Dans certains cas, ces difficultés d’intégration sociale peuvent aussi se produire en France. En effet, passer vos journées à travailler de l’autre côté de la frontière peut aussi vous éloigner de la vie quotidienne de votre famille et de vos amis côté français. C’est d’autant plus le cas si votre travail et vos trajets sont chronophages.

Un sentiment d’isolement et de déracinement?

Au-delà des aspects sociaux, le mode de vie pendulaire des travailleurs frontaliers peut également avoir un impact psychologique. Tout d’abord, les difficultés d’intégration, d’un côté ou de l’autre de la frontière, peuvent conduire à une certaine forme d’isolement social. Mais le fait de sans cesse passer d’une culture à l’autre peut aussi amener les travailleurs frontaliers à se sentir déracinés.
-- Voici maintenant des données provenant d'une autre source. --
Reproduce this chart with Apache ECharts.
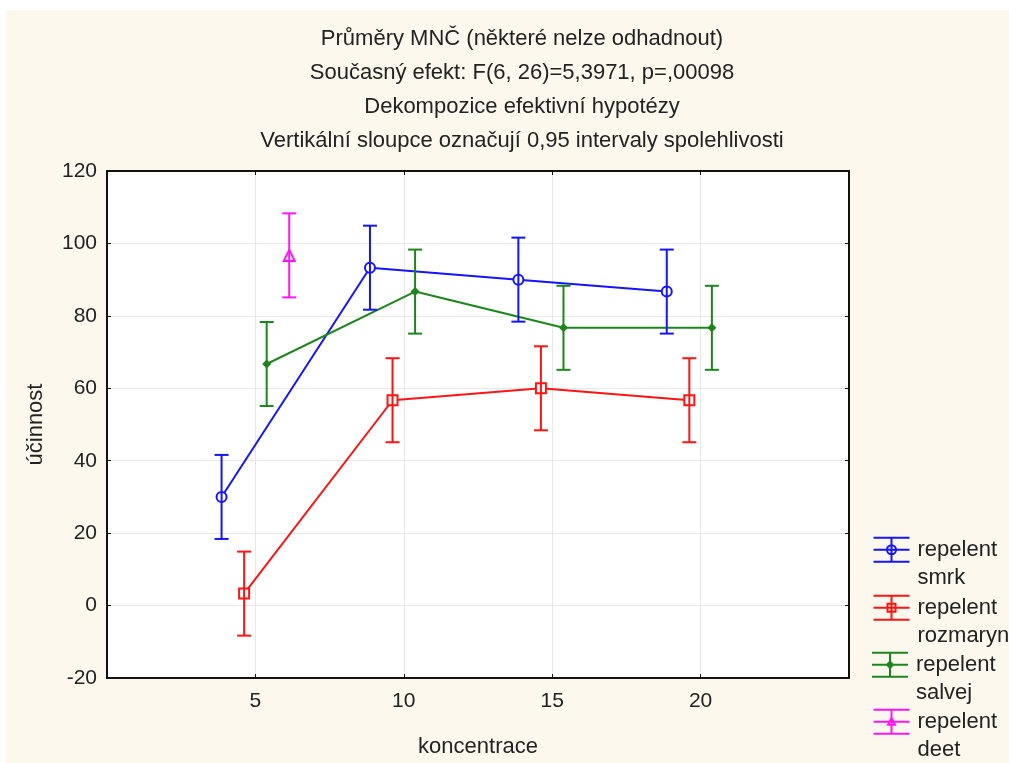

C’est pourquoi certains finissent par choisir de s’installer en Suisse.

Bien entendu, tout le monde n’est pas concerné, loin de là. Mais il est important d’être conscient du fait que la vie pendulaire du travailleur frontalier est assez particulière, et que cela peut avoir certaines conséquences sociales et psychologiques.

 

Conclusion: une question de choix et de projet de vie

Pour résumer, le principal avantage des travailleurs frontalier est leur pouvoir d’achat supérieur en raison des hauts salaires suisses et du coût de la vie moins élevé en France. Cependant, ce pouvoir d’achat s’obtient en échange de certaines difficultés (emploi, salaire, fiscalité, administratif, liens sociaux…) plus ou moins marquées selon les cas. C’est pourquoi certains préfèrent être travailleurs résidents en Suisse, malgré le fait que cette situation apparaisse moins avantageuse d’un point de vue économique.

Mais le choix d’habiter en France ou en Suisse dépend aussi de votre situation et de vos projets de vie. De nombreuses autres considérations, notamment familiales, vont influencer votre choix: où habitent votre famille et vos amis, où travaille votre conjoint, où vous souhaitez faire carrière, où vous souhaitez passer votre retraite, où vous souhaitez éduquer et voir grandir vos enfants, etc.